» YOUR OBJECTIVE:
Reproduce all the material exactly, minus any pictures it holds.

» COLLECTED MATERIAL:
***
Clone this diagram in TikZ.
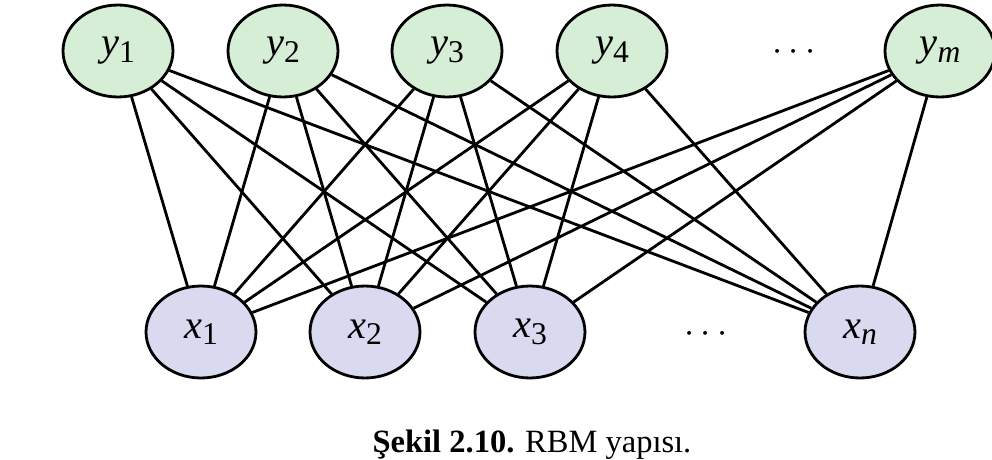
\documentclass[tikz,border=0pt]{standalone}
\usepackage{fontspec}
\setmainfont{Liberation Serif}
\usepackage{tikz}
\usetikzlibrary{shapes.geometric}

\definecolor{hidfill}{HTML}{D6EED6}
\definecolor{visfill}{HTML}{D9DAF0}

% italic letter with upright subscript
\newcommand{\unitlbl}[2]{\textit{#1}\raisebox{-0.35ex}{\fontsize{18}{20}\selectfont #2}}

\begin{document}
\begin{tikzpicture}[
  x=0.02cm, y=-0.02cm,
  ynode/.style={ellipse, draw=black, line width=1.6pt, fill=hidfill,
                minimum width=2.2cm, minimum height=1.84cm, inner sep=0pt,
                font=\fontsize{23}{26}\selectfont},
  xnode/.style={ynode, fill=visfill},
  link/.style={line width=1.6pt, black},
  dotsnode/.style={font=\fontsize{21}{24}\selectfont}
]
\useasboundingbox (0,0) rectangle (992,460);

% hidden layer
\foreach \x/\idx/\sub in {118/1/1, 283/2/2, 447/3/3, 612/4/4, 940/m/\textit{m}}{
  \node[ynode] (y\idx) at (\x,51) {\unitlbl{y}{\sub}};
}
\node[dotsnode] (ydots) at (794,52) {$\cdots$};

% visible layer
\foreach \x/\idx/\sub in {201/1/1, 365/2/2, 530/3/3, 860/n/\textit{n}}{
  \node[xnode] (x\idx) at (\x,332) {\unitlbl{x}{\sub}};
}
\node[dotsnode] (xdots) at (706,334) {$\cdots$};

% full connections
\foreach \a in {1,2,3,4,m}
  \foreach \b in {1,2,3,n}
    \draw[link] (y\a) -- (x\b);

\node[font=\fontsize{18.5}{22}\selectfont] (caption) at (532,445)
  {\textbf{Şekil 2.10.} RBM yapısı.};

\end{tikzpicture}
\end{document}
***
» CORRECT OUTPUT:
Clone this diagram in TikZ.
\documentclass[tikz,border=0pt]{standalone}
\usepackage{fontspec}
\setmainfont{Liberation Serif}
\usepackage{tikz}
\usetikzlibrary{shapes.geometric}

\definecolor{hidfill}{HTML}{D6EED6}
\definecolor{visfill}{HTML}{D9DAF0}

% italic letter with upright subscript
\newcommand{\unitlbl}[2]{\textit{#1}\raisebox{-0.35ex}{\fontsize{18}{20}\selectfont #2}}

\begin{document}
\begin{tikzpicture}[
  x=0.02cm, y=-0.02cm,
  ynode/.style={ellipse, draw=black, line width=1.6pt, fill=hidfill,
                minimum width=2.2cm, minimum height=1.84cm, inner sep=0pt,
                font=\fontsize{23}{26}\selectfont},
  xnode/.style={ynode, fill=visfill},
  link/.style={line width=1.6pt, black},
  dotsnode/.style={font=\fontsize{21}{24}\selectfont}
]
\useasboundingbox (0,0) rectangle (992,460);

% hidden layer
\foreach \x/\idx/\sub in {118/1/1, 283/2/2, 447/3/3, 612/4/4, 940/m/\textit{m}}{
  \node[ynode] (y\idx) at (\x,51) {\unitlbl{y}{\sub}};
}
\node[dotsnode] (ydots) at (794,52) {$\cdots$};

% visible layer
\foreach \x/\idx/\sub in {201/1/1, 365/2/2, 530/3/3, 860/n/\textit{n}}{
  \node[xnode] (x\idx) at (\x,332) {\unitlbl{x}{\sub}};
}
\node[dotsnode] (xdots) at (706,334) {$\cdots$};

% full connections
\foreach \a in {1,2,3,4,m}
  \foreach \b in {1,2,3,n}
    \draw[link] (y\a) -- (x\b);

\node[font=\fontsize{18.5}{22}\selectfont] (caption) at (532,445)
  {\textbf{Şekil 2.10.} RBM yapısı.};

\end{tikzpicture}
\end{document}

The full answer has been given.